RESEARCHBY AI|EXPERT SCOUT· Thursday, May 28, 2026· 4 MIN READ
Omega-QVLA Cuts Robot Vision Model Memory by 71% Without Retraining
New quantization technique achieves end-to-end compression of VLA models. Real-time on-device control for embodied agents without cloud calls or mixed-precision overhead.
Omega-QVLA introduces the first training-free framework to quantize both the LLM backbone and full diffusion action head of a vision-language-action model to uniform W4A4, achieving a 71.3% reduction in static memory and surpassing FP16 baseline task success for Pi 0.5 and GR00T N1.5.
Contrary to the previous consensus that a DiT action head is unstable under uniform quantization, Omega-QVLA employs a composite SVD-Hadamard rotation to balance per-channel weight energy and disperse residual activation outliers. It also uses a per-step activation scaling table to manage dynamic-range drift across DiT denoising steps, resulting in a uniform bit width end-to-end without retraining.
The implementation varies by model family. For GR00T N1.5, the Eagle LLM backbone operates with DuQuant A2-lite at runtime with RTN, while the DiT action head is offline-packed using rotation plus RTN and a per-step act_scale_table. Pi 0.5's PaliGemma backbone uses runtime A2-lite, with the action head switching to GPTQ for offline packing. Calibration requires only 10 samples, 8 denoising steps, and a 1024-token cap. However, the build hardware is not lean, with a minimum requirement of a single NVIDIA A100 40 GB, and long LIBERO suites needing 8 GPUs and approximately three hours, compared to 30 minutes for standard suites.
On LIBERO, the quantized Pi 0.5 achieves 98.0% task success against a 97.1% FP16 reference; GR00T N1.5 scores 87.8% against 87.0% FP16. The closest competing uniform-quantization entry, QuantVLA, reaches only 95.3% on Pi 0.5 at W4A4—2.7 percentage points behind Omega-QVLA—and is effectively tied on GR00T N1.5 at roughly 88%. The paper does not provide edge-inference metrics such as on-device latency, control-loop Hz, or wattage data. While the 71.3% memory reduction suggests real-time on-device control feasibility, architects must still bake the quantized tables on data-center A100s before porting to an edge SoC.
FIG. 02Task success rates (%) on LIBERO: Omega-QVLA quantized vs. FP16 baseline and QuantVLA competitor. Both models maintain ≥97% of original performance post-quantization.— Omega-QVLA paper (arXiv:2605.28803), QuantVLA paper (arXiv:2602.20309)

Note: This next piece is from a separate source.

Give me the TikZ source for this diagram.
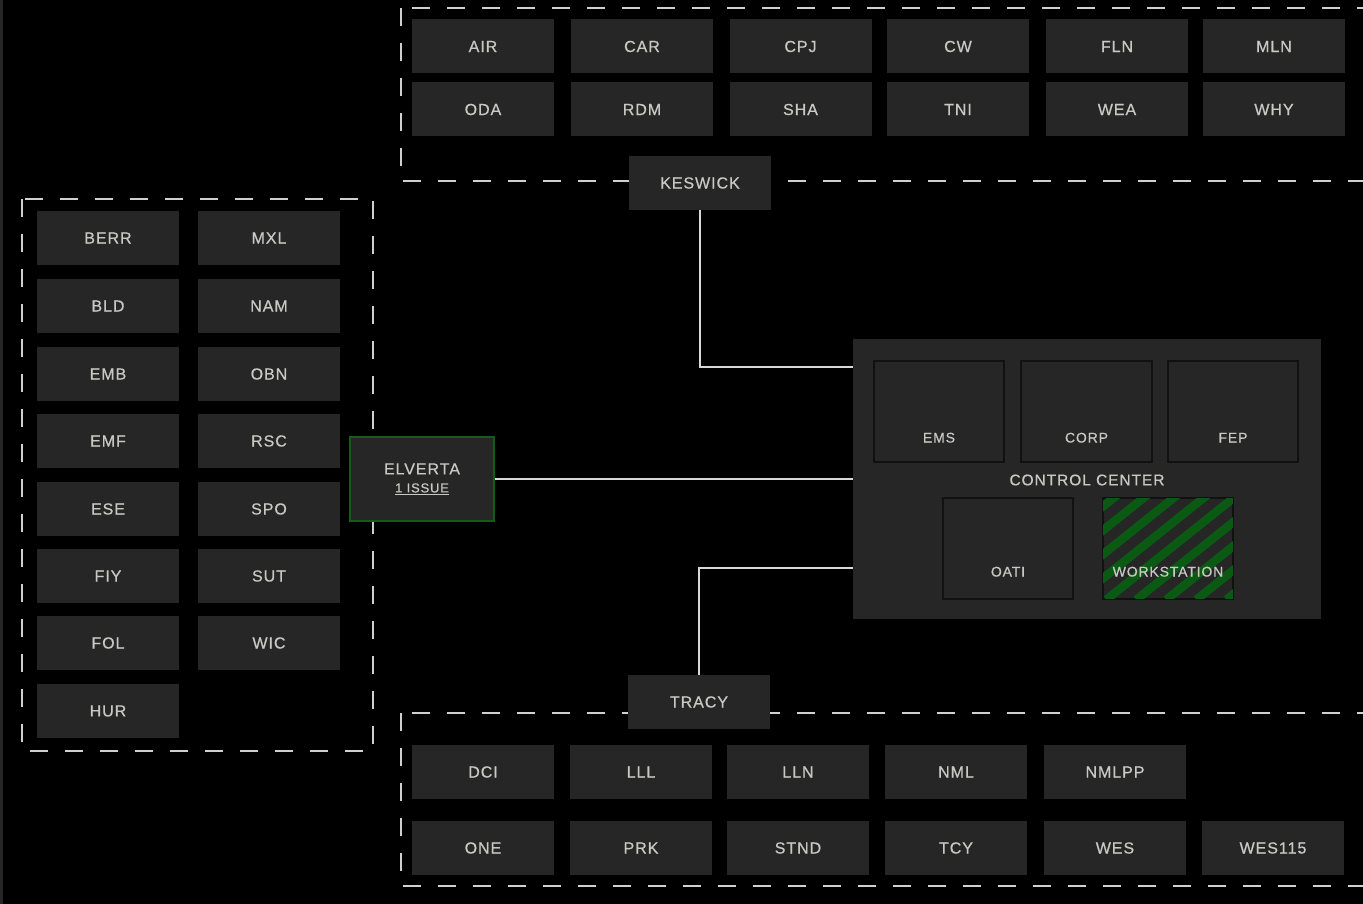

Integration friction is a hidden cost. The repository maintains separate conda environments—`custon_asr` for GR00T and `openpi` for Pi 0.5—and the PTQ recipe changes activation quantization modes between RTN and GPTQ depending on the action head. The per-step scaling table introduces runtime coupling to the DiT denoising schedule; a step-count mismatch or table truncation becomes a new failure mode. The eval is weighted toward LIBERO simulation, with limited real-world manipulation reported, leaving open questions about behavior under out-of-distribution visuals or long-horizon drift.